Some long-time Democratic strategists are expressing a strange pre-election worry: that their party will win big. The worry then becomes that Democrats will draw the wrong conclusions: that they can sit back with their traditional politics and wait for Reagan Republicanism to destroy itself.

Such an outcome could confirm the view that the so-called decline of the party system in the United States is mainly the decline of one party, the Democrats.

Recently there have been enough ''me-too'' Democrats in the House of Representatives to give the Republicans most of what they wanted. Last year came the phenomenon of congressional Democrats pushing corporate tax breaks even beyond what a Republican administration proposed.

But me-too is not where the future of a party lies, as the GOP discovered when the Democrats were riding high. It lies in developing alternative policies and convincing voters that they are better.

To be sure, some voters for Democrats may be saying that they do want a return to the traditional Democratic effort to spread the nation's abundance through strong federal action. But the growth to provide abundance can no longer be taken for granted. So party thinkers now stress both growth and equity in the search for alternatives.

They see that the old form of platform-making is not enough - listening to what all the interest groups want and then adding it together. They are looking for the overriding public interests that citizens have in common whatever the subgroups they belong to.
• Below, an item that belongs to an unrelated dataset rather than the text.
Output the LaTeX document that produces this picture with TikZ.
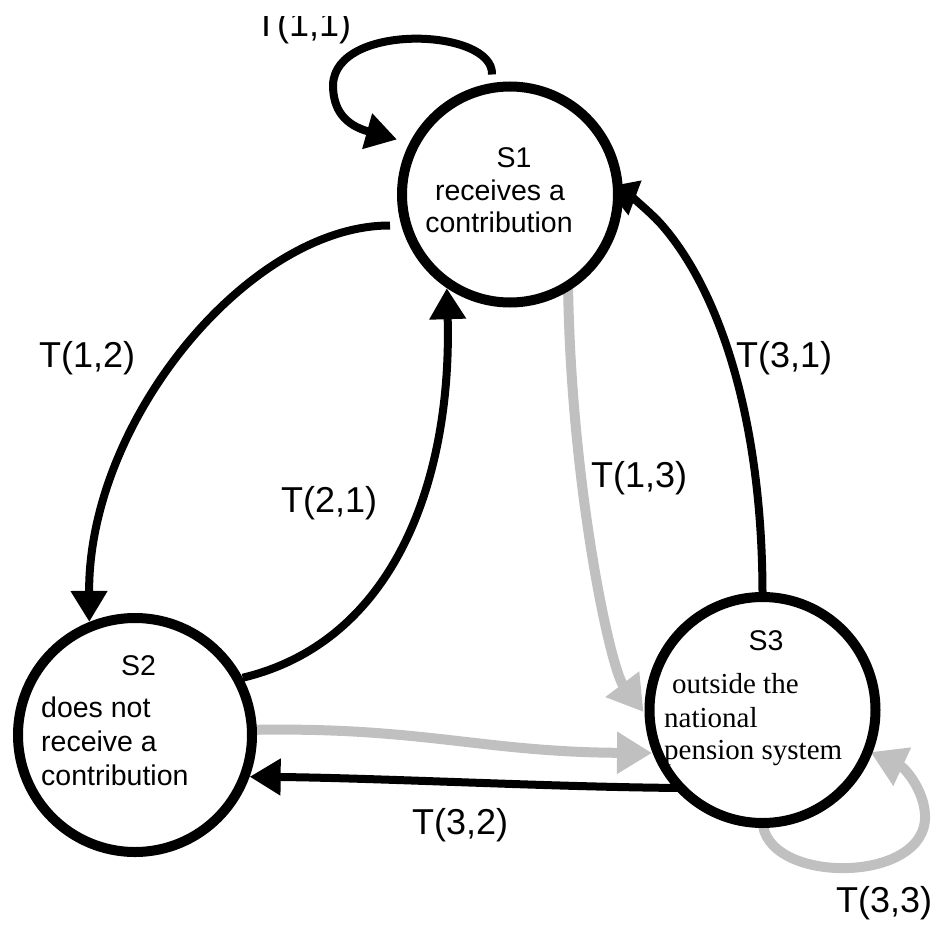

They see economic tribulations tending to make citizens recognize their common interests - so that membership in a special interest group takes a secondary role.
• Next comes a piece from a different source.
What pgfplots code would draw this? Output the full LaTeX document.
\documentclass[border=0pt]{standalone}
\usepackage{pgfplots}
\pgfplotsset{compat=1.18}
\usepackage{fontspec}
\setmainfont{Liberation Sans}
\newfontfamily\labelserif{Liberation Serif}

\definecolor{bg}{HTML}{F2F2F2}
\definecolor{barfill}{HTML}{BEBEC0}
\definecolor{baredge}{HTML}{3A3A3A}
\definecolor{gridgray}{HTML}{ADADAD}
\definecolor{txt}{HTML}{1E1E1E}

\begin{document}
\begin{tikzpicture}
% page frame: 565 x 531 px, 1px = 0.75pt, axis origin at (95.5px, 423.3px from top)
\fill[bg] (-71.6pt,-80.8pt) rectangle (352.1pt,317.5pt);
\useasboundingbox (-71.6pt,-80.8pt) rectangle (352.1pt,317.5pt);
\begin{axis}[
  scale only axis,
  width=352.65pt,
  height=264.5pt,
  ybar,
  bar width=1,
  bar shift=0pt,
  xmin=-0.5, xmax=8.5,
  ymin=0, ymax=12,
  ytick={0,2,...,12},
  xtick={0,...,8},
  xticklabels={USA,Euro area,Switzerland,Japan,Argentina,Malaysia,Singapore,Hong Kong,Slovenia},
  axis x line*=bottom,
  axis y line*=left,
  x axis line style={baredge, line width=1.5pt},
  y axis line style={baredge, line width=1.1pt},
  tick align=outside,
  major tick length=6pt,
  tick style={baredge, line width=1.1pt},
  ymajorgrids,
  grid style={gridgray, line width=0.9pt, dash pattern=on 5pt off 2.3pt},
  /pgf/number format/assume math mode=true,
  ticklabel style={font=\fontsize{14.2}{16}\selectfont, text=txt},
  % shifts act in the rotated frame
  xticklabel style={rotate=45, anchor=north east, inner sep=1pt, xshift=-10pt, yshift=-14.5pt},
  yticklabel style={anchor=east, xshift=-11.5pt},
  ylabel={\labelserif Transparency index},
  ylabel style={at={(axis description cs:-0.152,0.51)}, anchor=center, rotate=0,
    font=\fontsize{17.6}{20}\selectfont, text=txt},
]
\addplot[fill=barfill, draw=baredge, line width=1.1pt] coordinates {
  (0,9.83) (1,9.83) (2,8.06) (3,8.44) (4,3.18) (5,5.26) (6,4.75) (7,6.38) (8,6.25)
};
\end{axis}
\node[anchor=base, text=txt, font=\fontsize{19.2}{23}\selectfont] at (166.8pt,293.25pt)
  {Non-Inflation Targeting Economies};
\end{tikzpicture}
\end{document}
One thing retained from New Deal/Fair Deal/Great Society days is a conviction that the federal government still has a leading role to play. But it is cast more as a partner than as a boss of the private sector.

Thus the need for national coordination in achieving growth is addressed not through the kind of ''planning'' agency found in some competitor nations but through an economic cooperation council. This body would monitor economic change, assess strengths and weaknesses, provide a center to clarify complex choices and arrive at wise decisions.

The council is one of the specific recommendations in the recent report of a task force on long-term economic policy sponsored by the Democratic Caucus in the House of Representatives. The report calls for an ''investment strategy'' not just in plant and equipment but in:

* The human capital of skills and education, with every student ''technically literate'' in computer-age terms by the end of the decade, for example.

* The deteroriating roads and other infrastructure of the country, with a program to inventory of needs and determine what combinations of public and private resources can best meet them.

* The energy resources and conservation to reduce vulnerability to foreign oil suppliers, with such options as a gasoline tax to help support the effort.

* The basic and new industries to preserve America's competitive edge, with an economic environment created to encourage private investment and a national research effort to keep ahead in new technologies.

Are voters as much interested in alternatives as the Democrats who have been at work on them not only in Congress but at the midterm party conference last June, in policy study groups, and in the offices of individual campaigners? The question should be clearer after Nov. 2.